▶ **Stated problem**
Repeat the line that contains "Write a Python" and all lines after it through the end, exactly as they are, minus the pictures.

▶ **Raw data**
========================
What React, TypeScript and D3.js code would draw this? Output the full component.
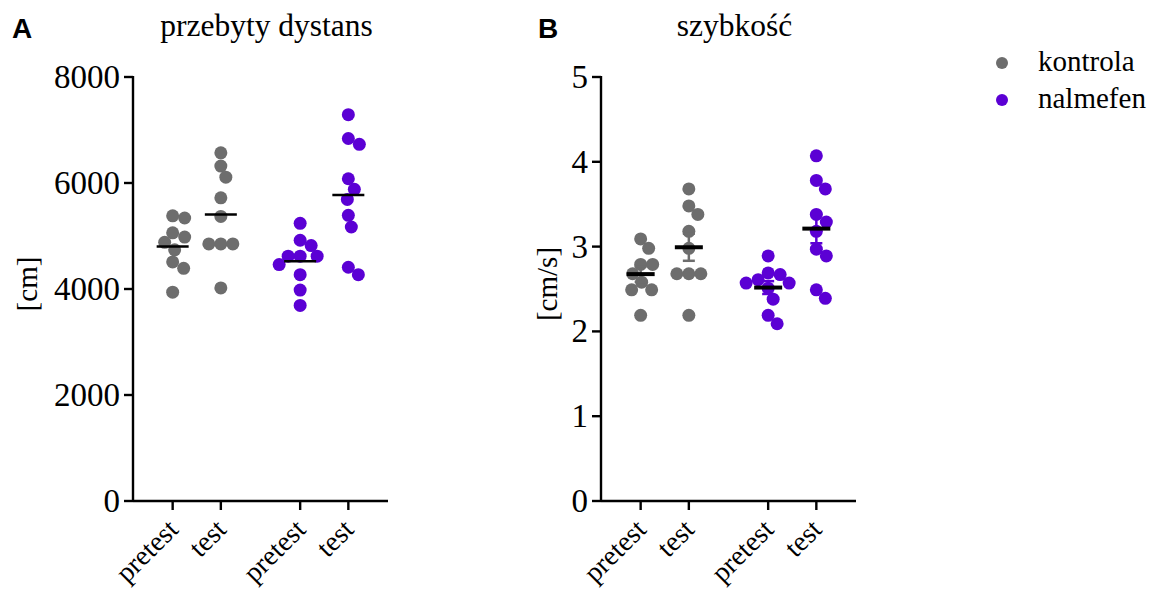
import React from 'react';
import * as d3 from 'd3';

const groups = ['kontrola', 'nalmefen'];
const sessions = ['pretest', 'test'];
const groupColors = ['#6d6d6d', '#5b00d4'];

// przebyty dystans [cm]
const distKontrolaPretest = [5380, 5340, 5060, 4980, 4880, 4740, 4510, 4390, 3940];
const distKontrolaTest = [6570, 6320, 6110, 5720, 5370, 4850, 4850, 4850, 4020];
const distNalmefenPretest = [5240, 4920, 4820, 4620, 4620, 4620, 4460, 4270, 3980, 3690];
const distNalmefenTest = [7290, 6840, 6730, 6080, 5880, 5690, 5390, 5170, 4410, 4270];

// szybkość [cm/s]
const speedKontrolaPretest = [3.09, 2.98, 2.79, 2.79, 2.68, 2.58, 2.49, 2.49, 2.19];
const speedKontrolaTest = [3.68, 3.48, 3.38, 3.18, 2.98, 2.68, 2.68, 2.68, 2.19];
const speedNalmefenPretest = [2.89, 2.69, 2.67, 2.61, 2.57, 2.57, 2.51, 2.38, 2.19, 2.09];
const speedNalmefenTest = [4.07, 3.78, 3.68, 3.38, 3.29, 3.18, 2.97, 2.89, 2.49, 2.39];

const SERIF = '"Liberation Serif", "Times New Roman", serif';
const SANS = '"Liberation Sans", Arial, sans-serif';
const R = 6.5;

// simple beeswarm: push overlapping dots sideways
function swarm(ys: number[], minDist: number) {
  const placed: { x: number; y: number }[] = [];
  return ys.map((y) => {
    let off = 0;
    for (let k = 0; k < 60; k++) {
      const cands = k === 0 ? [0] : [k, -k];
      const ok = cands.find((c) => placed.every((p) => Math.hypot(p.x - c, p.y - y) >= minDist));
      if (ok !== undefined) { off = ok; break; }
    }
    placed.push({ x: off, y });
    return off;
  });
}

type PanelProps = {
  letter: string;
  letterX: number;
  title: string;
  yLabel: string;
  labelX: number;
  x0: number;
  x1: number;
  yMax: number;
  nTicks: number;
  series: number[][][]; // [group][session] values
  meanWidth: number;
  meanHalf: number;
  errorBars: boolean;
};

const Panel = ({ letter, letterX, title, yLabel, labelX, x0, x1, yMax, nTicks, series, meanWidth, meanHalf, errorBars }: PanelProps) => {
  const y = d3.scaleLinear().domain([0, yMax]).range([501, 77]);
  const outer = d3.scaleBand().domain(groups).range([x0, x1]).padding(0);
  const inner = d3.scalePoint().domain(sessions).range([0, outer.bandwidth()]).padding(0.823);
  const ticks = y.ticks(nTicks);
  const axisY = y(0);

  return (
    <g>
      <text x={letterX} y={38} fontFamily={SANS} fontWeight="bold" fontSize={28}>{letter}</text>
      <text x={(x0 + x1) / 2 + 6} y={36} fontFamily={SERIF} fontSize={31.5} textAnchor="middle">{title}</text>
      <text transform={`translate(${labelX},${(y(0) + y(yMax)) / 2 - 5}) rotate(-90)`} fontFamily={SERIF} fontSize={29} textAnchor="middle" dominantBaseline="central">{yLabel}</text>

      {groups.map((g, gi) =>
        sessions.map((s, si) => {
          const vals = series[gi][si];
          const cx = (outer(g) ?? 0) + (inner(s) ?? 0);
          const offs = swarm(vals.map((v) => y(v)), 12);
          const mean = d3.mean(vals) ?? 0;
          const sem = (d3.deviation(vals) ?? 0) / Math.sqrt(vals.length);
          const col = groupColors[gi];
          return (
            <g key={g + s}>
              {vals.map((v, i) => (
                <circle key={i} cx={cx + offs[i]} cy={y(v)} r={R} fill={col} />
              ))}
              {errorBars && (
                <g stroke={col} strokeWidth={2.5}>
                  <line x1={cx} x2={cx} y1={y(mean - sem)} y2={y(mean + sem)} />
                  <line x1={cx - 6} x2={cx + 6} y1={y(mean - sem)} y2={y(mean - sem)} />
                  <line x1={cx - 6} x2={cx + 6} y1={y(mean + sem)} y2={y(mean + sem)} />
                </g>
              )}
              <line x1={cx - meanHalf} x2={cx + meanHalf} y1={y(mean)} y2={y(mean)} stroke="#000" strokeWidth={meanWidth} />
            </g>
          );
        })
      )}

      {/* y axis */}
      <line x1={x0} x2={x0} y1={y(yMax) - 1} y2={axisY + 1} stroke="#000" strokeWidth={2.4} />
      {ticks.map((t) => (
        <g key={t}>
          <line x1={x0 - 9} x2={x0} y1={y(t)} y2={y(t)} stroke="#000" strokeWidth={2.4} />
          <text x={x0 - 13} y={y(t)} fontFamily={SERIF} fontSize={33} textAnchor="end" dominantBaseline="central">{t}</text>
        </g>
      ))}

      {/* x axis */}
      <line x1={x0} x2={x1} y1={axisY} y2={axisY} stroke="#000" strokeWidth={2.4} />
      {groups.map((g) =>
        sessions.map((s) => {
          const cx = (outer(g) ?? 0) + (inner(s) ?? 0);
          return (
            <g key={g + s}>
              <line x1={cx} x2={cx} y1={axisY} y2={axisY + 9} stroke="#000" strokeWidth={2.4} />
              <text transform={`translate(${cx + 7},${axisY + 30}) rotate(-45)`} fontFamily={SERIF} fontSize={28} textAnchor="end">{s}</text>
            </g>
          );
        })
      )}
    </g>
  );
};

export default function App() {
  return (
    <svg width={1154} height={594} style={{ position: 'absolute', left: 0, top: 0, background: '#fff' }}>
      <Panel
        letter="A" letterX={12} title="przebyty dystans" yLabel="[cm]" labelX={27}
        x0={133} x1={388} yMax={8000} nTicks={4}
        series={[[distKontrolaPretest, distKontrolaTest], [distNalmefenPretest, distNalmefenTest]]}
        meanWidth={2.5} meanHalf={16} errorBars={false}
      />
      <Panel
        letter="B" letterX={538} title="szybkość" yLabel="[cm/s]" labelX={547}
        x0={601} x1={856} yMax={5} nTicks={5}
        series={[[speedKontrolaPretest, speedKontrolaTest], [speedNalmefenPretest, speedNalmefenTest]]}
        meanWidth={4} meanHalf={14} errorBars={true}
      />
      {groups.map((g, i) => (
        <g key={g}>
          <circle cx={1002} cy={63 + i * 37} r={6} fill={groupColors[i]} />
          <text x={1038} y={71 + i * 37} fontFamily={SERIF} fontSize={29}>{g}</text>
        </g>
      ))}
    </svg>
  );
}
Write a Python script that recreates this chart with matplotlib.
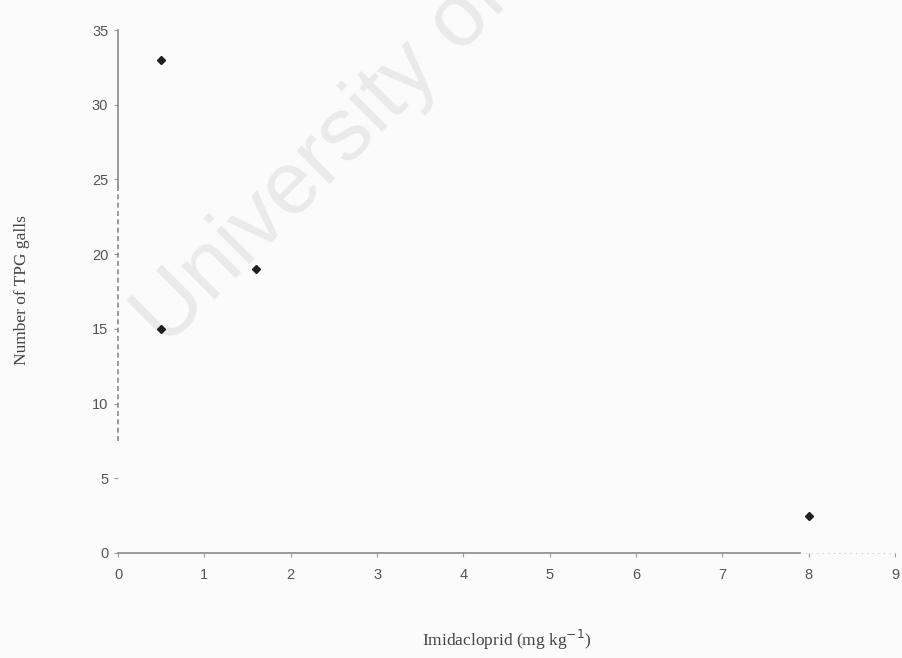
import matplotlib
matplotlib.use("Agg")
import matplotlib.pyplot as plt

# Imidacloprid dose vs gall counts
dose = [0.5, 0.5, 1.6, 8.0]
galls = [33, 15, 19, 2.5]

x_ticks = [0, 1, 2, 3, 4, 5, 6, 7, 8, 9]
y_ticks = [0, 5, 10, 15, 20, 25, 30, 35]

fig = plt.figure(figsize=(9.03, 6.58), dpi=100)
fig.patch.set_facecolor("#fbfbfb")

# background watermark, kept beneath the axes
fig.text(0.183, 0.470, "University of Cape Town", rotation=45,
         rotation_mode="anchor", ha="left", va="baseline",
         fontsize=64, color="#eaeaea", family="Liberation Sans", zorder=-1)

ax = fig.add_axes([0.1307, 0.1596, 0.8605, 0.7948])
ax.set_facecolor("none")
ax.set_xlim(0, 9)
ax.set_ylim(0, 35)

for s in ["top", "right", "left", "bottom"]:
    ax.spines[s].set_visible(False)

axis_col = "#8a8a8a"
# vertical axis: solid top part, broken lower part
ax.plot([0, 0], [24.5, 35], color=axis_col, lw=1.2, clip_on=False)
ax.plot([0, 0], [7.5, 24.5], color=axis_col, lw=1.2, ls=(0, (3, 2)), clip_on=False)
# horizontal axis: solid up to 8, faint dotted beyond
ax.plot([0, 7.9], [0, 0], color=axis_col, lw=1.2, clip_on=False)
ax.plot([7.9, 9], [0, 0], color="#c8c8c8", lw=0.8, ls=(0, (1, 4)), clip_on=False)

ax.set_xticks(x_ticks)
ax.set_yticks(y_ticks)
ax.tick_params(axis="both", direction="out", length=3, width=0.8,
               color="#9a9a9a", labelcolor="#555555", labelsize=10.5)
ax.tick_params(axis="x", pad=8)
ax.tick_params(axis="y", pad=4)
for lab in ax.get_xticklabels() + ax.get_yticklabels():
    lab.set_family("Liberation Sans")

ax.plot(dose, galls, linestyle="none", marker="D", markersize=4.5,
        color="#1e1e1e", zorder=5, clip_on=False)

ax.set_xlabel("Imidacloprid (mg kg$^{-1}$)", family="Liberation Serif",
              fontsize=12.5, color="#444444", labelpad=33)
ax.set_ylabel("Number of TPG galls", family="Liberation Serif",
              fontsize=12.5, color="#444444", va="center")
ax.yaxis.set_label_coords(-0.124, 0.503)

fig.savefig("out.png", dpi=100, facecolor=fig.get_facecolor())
========================
▶ **Exercise response**
Write a Python script that recreates this chart with matplotlib.
import matplotlib
matplotlib.use("Agg")
import matplotlib.pyplot as plt

# Imidacloprid dose vs gall counts
dose = [0.5, 0.5, 1.6, 8.0]
galls = [33, 15, 19, 2.5]

x_ticks = [0, 1, 2, 3, 4, 5, 6, 7, 8, 9]
y_ticks = [0, 5, 10, 15, 20, 25, 30, 35]

fig = plt.figure(figsize=(9.03, 6.58), dpi=100)
fig.patch.set_facecolor("#fbfbfb")

# background watermark, kept beneath the axes
fig.text(0.183, 0.470, "University of Cape Town", rotation=45,
         rotation_mode="anchor", ha="left", va="baseline",
         fontsize=64, color="#eaeaea", family="Liberation Sans", zorder=-1)

ax = fig.add_axes([0.1307, 0.1596, 0.8605, 0.7948])
ax.set_facecolor("none")
ax.set_xlim(0, 9)
ax.set_ylim(0, 35)

for s in ["top", "right", "left", "bottom"]:
    ax.spines[s].set_visible(False)

axis_col = "#8a8a8a"
# vertical axis: solid top part, broken lower part
ax.plot([0, 0], [24.5, 35], color=axis_col, lw=1.2, clip_on=False)
ax.plot([0, 0], [7.5, 24.5], color=axis_col, lw=1.2, ls=(0, (3, 2)), clip_on=False)
# horizontal axis: solid up to 8, faint dotted beyond
ax.plot([0, 7.9], [0, 0], color=axis_col, lw=1.2, clip_on=False)
ax.plot([7.9, 9], [0, 0], color="#c8c8c8", lw=0.8, ls=(0, (1, 4)), clip_on=False)

ax.set_xticks(x_ticks)
ax.set_yticks(y_ticks)
ax.tick_params(axis="both", direction="out", length=3, width=0.8,
               color="#9a9a9a", labelcolor="#555555", labelsize=10.5)
ax.tick_params(axis="x", pad=8)
ax.tick_params(axis="y", pad=4)
for lab in ax.get_xticklabels() + ax.get_yticklabels():
    lab.set_family("Liberation Sans")

ax.plot(dose, galls, linestyle="none", marker="D", markersize=4.5,
        color="#1e1e1e", zorder=5, clip_on=False)

ax.set_xlabel("Imidacloprid (mg kg$^{-1}$)", family="Liberation Serif",
              fontsize=12.5, color="#444444", labelpad=33)
ax.set_ylabel("Number of TPG galls", family="Liberation Serif",
              fontsize=12.5, color="#444444", va="center")
ax.yaxis.set_label_coords(-0.124, 0.503)

fig.savefig("out.png", dpi=100, facecolor=fig.get_facecolor())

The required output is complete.